Reactivity is a much broader measure than sensitivity; it also encompasses affect, attention and motivation — all of which can contribute to a person’s response to the stimulus as reported on a questionnaire.
Regardless of whether a person with autism is hypersensitive to sound or hyperreactive to sound, she may benefit from noise-canceling headphones. But the difference becomes important when trying to understand the cause of the phenomenon. Scientists trying to uncover the genetics of sensory function in autism need to be careful in the way they interpret data from questionnaires and caregiver reports, given the complexity of what they are measuring.

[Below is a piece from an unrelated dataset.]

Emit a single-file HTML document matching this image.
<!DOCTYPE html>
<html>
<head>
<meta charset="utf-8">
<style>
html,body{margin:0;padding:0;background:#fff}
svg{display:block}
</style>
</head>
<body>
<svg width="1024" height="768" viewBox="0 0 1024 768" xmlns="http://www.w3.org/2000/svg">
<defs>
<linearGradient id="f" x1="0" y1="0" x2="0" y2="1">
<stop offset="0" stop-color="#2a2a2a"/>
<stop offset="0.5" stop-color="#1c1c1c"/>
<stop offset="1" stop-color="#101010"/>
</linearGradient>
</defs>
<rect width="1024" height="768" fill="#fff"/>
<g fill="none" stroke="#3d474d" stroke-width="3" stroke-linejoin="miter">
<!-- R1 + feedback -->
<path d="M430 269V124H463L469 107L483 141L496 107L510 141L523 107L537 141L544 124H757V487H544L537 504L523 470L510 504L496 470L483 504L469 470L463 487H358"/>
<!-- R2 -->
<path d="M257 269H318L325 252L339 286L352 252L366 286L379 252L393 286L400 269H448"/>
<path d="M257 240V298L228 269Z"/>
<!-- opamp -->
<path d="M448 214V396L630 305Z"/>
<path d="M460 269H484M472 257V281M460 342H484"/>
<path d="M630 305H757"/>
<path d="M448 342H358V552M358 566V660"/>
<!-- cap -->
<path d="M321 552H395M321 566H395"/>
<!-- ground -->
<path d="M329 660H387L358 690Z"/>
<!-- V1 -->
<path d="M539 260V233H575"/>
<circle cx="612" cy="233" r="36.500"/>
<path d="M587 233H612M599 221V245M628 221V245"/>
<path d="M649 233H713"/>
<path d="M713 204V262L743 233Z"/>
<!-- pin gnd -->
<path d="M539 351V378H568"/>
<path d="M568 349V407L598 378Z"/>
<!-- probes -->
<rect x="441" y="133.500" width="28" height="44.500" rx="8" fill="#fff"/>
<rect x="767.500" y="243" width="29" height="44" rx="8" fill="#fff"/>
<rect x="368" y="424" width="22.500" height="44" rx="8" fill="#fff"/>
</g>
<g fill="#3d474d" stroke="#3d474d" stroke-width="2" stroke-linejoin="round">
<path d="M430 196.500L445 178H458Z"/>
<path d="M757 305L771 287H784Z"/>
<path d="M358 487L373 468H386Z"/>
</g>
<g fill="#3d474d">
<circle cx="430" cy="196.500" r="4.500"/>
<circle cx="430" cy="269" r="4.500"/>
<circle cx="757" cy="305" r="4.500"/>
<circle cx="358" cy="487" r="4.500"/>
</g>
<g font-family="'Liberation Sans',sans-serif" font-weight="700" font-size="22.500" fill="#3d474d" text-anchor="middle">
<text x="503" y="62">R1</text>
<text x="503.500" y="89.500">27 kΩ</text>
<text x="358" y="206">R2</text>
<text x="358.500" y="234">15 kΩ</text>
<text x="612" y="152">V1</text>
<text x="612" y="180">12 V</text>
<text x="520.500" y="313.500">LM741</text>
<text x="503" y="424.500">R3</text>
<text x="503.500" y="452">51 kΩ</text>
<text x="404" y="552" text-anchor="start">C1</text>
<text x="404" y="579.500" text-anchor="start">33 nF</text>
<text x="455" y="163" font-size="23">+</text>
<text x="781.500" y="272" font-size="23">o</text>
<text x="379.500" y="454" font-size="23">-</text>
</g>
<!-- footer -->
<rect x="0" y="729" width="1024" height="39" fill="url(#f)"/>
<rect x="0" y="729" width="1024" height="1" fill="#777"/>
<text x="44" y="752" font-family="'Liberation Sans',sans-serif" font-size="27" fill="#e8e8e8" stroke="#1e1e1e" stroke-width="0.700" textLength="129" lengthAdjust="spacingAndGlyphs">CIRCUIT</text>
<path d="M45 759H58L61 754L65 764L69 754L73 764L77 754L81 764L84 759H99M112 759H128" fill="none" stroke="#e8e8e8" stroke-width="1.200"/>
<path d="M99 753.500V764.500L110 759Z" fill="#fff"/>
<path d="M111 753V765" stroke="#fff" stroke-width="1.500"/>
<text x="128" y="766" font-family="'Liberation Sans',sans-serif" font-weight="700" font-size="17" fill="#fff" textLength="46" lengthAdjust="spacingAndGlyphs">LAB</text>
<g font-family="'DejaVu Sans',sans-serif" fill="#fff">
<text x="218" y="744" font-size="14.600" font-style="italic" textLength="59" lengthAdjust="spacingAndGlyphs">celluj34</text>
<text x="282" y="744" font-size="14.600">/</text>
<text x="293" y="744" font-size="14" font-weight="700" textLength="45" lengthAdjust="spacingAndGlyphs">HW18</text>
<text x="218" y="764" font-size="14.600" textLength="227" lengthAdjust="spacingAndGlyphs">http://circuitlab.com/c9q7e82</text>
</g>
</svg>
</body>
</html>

To be sure, questionnaires and caregiver reports offer valuable insight into a person’s experience of the sensory world. But this study highlights the need for researchers to incorporate tools that detect the physiological sensitivity to a stimulus, not just the reaction to it.
One criticism of such tools is that they lack real-world significance: Does it really matter how quickly or accurately a child responds to the presence of a striped pattern on a computer monitor? Perhaps not for the child or the child’s family, but these kinds of data are important for research.
A tangible next step is to do this analysis in people with autism to see if the same relationships hold. I would also like to see a study examining the interrelationship between these two types of measurements. Knowing which facets of sensory features each measurement captures, and how these relate to core autism traits, could open up valuable new avenues in autism research.
Mark Wallace is dean of the graduate school at Vanderbilt University in Nashville, Tennessee.